Derek is away from the house, at his first day of work… so I’m going to do the most natural thing and talk behind his back. Nothing negative, mind you. I’m just savoring my first or second day alone in two weeks and feeling that I’m free to say whatever I please.
The first thing I want to say is it’s hard having someone around who is not only smart, but is always asking challenging questions. I can tell the guy has my best interests at heart, but that doesn’t necessarily make things any easier. Living alone, I have become accustomed to giving myself a “free pass” about some pretty fundamental questions.
For example, Derek asks questions like, “What do you want to accomplish by that post?” and “Who is your audience?”
The truth is, I often don’t know the answers to the questions he asks. I realize I’ve become fixated on daily traffic to the blog, taking comfort from your general approval of what I write… but what it is about you that leads to your approval I cannot say. I hate to say this, but Derek has exposed the ugly truth that I really don’t know who I’m writing to. “Everybody” isn’t a good answer.

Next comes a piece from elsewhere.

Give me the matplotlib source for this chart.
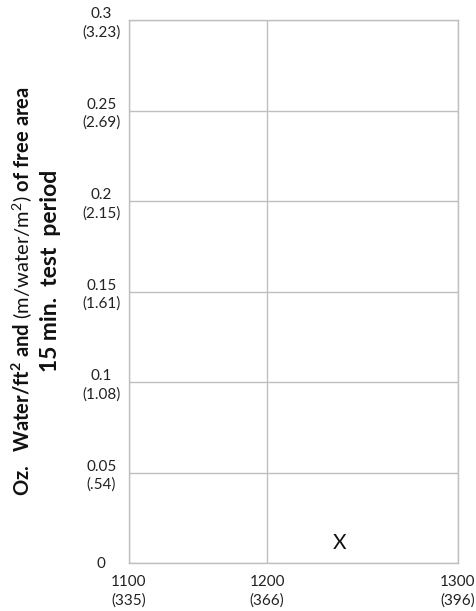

Oh, I do know a handful of readers and supporters like Paul, Frank, Jeanne, Matt, Peter, Wolfgang, and Philippe, and I do feel I know them well. They have become my friends, mainly because they have reached out to me. But they’re a small minority of the 400-600 people who currently visit the blog each day. I don’t know for sure, but I think it would be a mistake to assume that everybody’s like them. They all share compassion in common, but beyond that, I am unaware of why they read the Diary.
Maybe I need to put out a general call for feedback that will help me to learn more about you… but I know that a lot of people on the Internet prefer to be anonymous. So here’s an idea.

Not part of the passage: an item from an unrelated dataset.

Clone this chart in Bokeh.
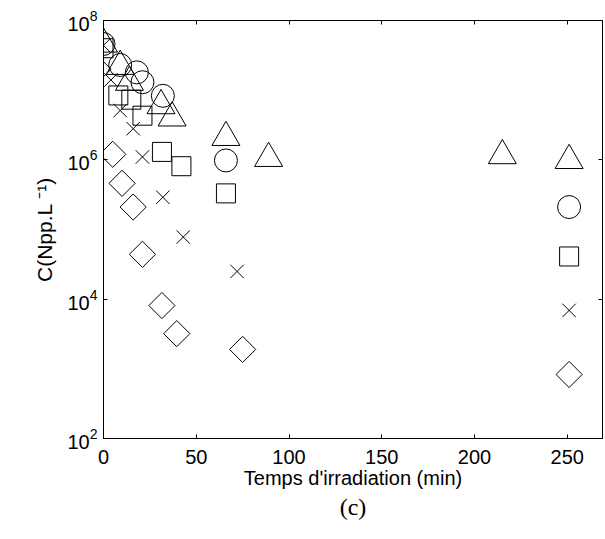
from bokeh.plotting import figure
from bokeh.models import LogAxis, LinearAxis, FixedTicker, Range1d, Title, CustomJSTickFormatter
from bokeh.embed import file_html
from bokeh.resources import INLINE
import math

# Series (time in min, concentration in Npp/L)
tri_t = [0, 9, 14, 31, 37, 66, 89, 215, 251]
tri_c = [4.6e7, 2.2e7, 1.3e7, 6.0e6, 4.0e6, 2.1e6, 1.05e6, 1.15e6, 9.8e5]

cir_t = [0, 9, 18, 21, 32, 66, 251]
cir_c = [4.6e7, 2.3e7, 1.8e7, 1.3e7, 8.3e6, 9.8e5, 2.1e5]

sq_t = [0, 8, 15, 21, 31.5, 42, 66, 251]
sq_c = [4.0e7, 8.4e6, 7.3e6, 4.3e6, 1.3e6, 8.1e5, 3.3e5, 4.1e4]

x_t = [0, 4, 9, 16, 21, 32, 43, 72, 251]
x_c = [4.4e7, 1.4e7, 5.1e6, 2.8e6, 1.1e6, 2.9e5, 7.8e4, 2.5e4, 6.9e3]

dia_t = [-3, 5, 10, 16, 21, 31.5, 39.5, 75, 251]
dia_c = [2.0e7, 1.2e6, 4.6e5, 2.1e5, 4.4e4, 8.1e3, 3.2e3, 1.9e3, 8.3e2]

x_ticks = [0, 50, 100, 150, 200, 250]
y_ticks = [1e2, 1e4, 1e6, 1e8]

FONT = "Liberation Sans"

p = figure(width=603, height=535, x_range=Range1d(0, 269), y_range=Range1d(1e2, 1e8),
           y_axis_type="log", output_backend="svg", toolbar_location=None,
           min_border_left=103, min_border_right=1, min_border_top=20, min_border_bottom=97)
p.grid.visible = False
p.outline_line_color = "black"
p.outline_line_width = 1
p.background_fill_color = "white"
p.border_fill_color = "white"

kw = dict(line_color="black", fill_color=None, line_width=1)
p.scatter(tri_t, tri_c, marker="triangle", size=28, **kw)
p.scatter(cir_t, cir_c, marker="circle", size=23, **kw)
p.scatter(sq_t, sq_c, marker="square", size=19, **kw)
p.scatter(x_t, x_c, marker="x", size=19, **kw)
p.scatter(dia_t, dia_c, marker="square", size=18.5, angle=math.pi / 4, **kw)

def style(ax):
    ax.major_tick_in = 4
    ax.major_tick_out = 0
    ax.minor_tick_in = 0
    ax.minor_tick_out = 0
    ax.axis_line_color = "black"
    ax.major_tick_line_color = "black"
    ax.major_label_text_font = FONT
    ax.major_label_text_font_size = "20px"
    ax.major_label_text_color = "black"
    ax.axis_label_text_font = FONT
    ax.axis_label_text_font_size = "20px"
    ax.axis_label_text_font_style = "normal"
    ax.axis_label_text_color = "black"

xa = p.xaxis[0]
xa.ticker = FixedTicker(ticks=x_ticks, minor_ticks=[])
style(xa)
xa.axis_label = "Temps d'irradiation (min)"
xa.major_label_standoff = 11
xa.axis_label_standoff = 0

ya = p.yaxis[0]
ya.ticker = FixedTicker(ticks=y_ticks, minor_ticks=[])
style(ya)
ya.axis_label = "C(Npp.L \u207b\u00b9)"
ya.axis_label_text_font_size = "21px"
ya.major_label_standoff = 6
ya.axis_label_standoff = 8

blank = CustomJSTickFormatter(code="return ''")
top = LinearAxis(ticker=FixedTicker(ticks=x_ticks, minor_ticks=[]), formatter=blank)
style(top)
top.major_label_standoff = 0
top.major_label_text_font_size = "1px"
p.add_layout(top, "above")

right = LogAxis(ticker=FixedTicker(ticks=y_ticks, minor_ticks=[]), formatter=blank)
style(right)
right.major_label_standoff = 0
right.major_label_text_font_size = "1px"
p.add_layout(right, "right")

p.add_layout(Title(text="(c)", align="center", text_font="Liberation Serif",
                   text_font_size="24px", text_font_style="normal", text_color="black",
                   standoff=0), "below")

open("out.html", "w").write(file_html(p, INLINE))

Derek hates it when I write about “parricides” and refer to them as such. He says it sounds too much like “parasite,” and being independent is important to him. It is particularly stinging when he refers to me as a “zoo-keeper” or “collector.” I prefer to think that I’m specializing so as not to be overwhelmed by kids in trouble.
But let’s assume that Derek’s criticism of my use of the “parricide” label is getting at a legitimate concern. What should I be saying? Please tell me what you think and why.